One Goes Down, All Goes Down - Yet another disadvantage with these all-in-one systems is that if there is a problem, everything goes dead. About a month ago, there was a problem with the external wiring in my building, so I had no internet or TV. (And if I had gotten digital phone service, that would have been out, too.) No computer and no television! What am I supposed to do? Read an actual book made out of paper like a Luddite, I guess.
For the internet, I got the second slowest service (3 Mbps). It's available up to 18 Mbps. I haven't noticed any significant differences in speed or availability from my previous set-up.
I meant to sign up for a digital phone service, but decided not to, for now. I've decided to see if I can live without a landline. ($25 & $30 a month in a bundle.) Maybe I'll try the magicJack.
Price / Billing
My primary reason for switching was the price - but this was the case because I could not take advantage of bundle pricing with my previous provider. If you are currently able to get a good pricing package from another provider, I don't think U-Verse is necessarily cheaper. You can check their website for a price comparison. (The website will also let you know if it's available in your area.)

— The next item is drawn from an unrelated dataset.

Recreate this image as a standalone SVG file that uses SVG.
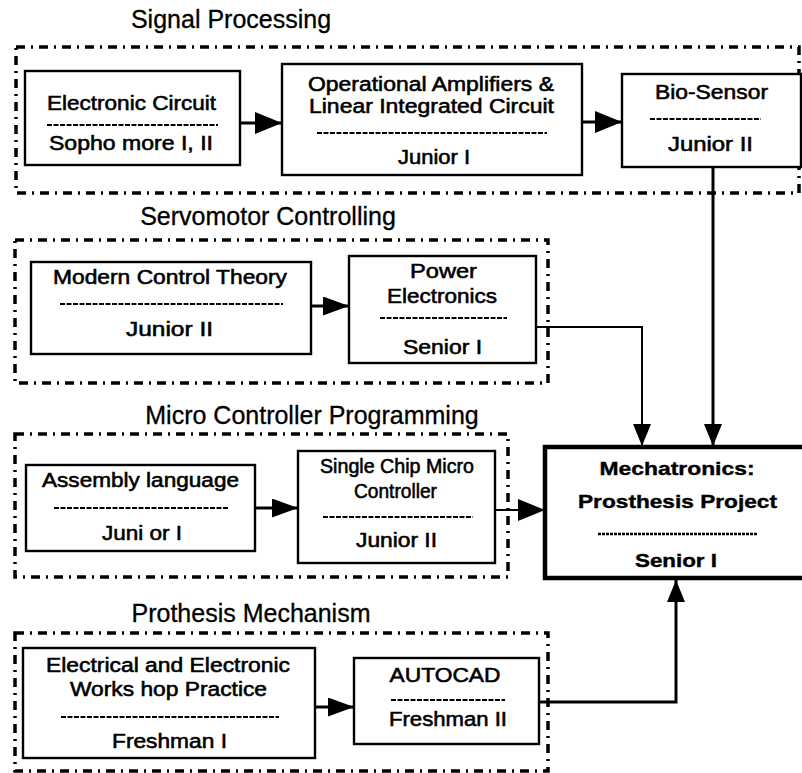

Also, I like the option of the digital phone service, which offers unlimited local/long distance for $30 a month in a bundle. I didn't sign up for this yet, but it's certainly a better price than what was offered with my previous traditional phone line.
Also, U-Verse doesn't require a contract, or charge other extraneous fees that my previous provider did. With my previous Dish/AT&T service, they didn't require a contract, but there were a bunch of silly fees being thrown in all the time. E.g., I paid $5 just to add HBO to my service, in addition to what HBO already cost ($15.99/month). Ugh, can you believe that? In fact, they told me that if I canceled HBO, I would be charged another $5.
In addition, my previous receiver required me to hook each individual receiver to up a regular phone line, so that it can update its program guide daily. If I didn't, I would be charged an additional $5 for each box for a phone-bypass option.
With U-Verse, I've been able to modify my service using the internet (e.g., add or subtract premium channels). It was easy, and the changes took effect within just a few hours, and I was billed accurately, with no silly fees added.
Is it worth it to switch to U-Verse just for its features? The ability to record 4 programs at once and play it back on your other TV's is actually pretty great. The picture/sound quality or all-around convenience of use hasn't significantly declined in my case - a little bit worse here, a little bit better there ... but overall, I think the advantages outweigh the disadvantages.
Although I switched to U-Verse primarily because I was able to save money, for me, this turned out to be worth the switch even without the savings.